→ **INPUT ROWS**:

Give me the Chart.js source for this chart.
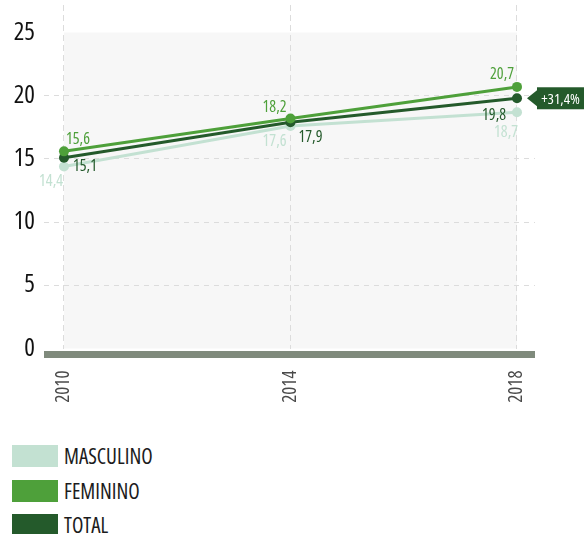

--

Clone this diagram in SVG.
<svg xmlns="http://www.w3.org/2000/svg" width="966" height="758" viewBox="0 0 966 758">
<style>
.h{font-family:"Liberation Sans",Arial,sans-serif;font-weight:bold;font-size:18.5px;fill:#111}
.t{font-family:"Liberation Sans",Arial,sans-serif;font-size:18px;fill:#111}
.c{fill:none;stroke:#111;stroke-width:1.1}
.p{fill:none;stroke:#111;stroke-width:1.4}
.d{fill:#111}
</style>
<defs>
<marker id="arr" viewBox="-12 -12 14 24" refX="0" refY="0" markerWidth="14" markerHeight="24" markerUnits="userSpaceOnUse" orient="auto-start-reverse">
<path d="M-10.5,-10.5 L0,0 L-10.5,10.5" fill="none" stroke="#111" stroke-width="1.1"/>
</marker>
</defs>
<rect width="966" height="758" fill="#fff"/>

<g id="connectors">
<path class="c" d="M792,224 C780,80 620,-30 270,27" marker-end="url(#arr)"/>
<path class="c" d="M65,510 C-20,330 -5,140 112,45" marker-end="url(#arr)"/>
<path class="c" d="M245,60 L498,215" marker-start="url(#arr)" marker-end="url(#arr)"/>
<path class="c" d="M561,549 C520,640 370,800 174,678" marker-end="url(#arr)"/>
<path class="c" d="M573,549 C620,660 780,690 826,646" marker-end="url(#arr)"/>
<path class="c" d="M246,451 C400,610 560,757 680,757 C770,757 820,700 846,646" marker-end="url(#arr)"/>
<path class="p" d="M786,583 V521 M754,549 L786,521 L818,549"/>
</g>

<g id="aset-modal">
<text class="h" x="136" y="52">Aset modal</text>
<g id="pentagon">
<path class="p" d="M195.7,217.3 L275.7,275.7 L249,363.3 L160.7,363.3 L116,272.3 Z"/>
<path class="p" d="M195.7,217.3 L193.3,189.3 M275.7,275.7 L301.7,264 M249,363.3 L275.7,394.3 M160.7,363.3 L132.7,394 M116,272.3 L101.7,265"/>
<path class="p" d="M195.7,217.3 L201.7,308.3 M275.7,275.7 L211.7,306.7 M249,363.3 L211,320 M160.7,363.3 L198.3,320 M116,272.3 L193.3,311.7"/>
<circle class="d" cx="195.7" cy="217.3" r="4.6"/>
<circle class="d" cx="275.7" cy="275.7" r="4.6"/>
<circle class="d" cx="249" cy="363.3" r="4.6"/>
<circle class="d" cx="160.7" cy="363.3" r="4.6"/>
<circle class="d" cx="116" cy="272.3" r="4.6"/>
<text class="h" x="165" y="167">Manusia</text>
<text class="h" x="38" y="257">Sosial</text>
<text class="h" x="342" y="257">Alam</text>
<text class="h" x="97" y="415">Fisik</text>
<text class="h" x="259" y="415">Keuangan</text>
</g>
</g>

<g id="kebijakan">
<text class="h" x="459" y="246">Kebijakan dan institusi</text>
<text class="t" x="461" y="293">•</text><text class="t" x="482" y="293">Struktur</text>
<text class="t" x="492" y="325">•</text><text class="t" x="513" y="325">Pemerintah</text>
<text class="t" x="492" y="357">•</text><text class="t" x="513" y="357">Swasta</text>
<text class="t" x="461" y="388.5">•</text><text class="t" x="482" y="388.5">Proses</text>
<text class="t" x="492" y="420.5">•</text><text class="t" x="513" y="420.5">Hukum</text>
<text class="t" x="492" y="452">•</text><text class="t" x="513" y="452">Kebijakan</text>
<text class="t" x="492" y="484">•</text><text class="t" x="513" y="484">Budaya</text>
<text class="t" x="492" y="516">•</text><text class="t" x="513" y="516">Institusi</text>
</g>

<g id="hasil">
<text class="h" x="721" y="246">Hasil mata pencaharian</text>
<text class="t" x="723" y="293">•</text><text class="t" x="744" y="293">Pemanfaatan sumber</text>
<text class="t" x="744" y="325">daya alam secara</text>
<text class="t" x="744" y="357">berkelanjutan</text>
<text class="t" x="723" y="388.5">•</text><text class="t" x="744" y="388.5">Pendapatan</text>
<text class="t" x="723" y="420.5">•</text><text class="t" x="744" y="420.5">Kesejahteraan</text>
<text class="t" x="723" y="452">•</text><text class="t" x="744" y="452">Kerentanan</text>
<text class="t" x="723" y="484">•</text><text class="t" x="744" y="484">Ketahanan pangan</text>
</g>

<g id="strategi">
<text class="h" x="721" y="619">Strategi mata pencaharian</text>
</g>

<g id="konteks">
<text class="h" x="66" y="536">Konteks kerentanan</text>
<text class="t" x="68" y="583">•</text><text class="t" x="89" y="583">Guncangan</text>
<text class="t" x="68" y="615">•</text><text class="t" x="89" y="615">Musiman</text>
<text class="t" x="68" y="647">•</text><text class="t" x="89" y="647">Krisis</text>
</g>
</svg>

→ **GIVEN REQUEST**: Which lines contain the word "this"? Return each of them.

→ **WORKED SOLUTION**:
Give me the Chart.js source for this chart.
Clone this diagram in SVG.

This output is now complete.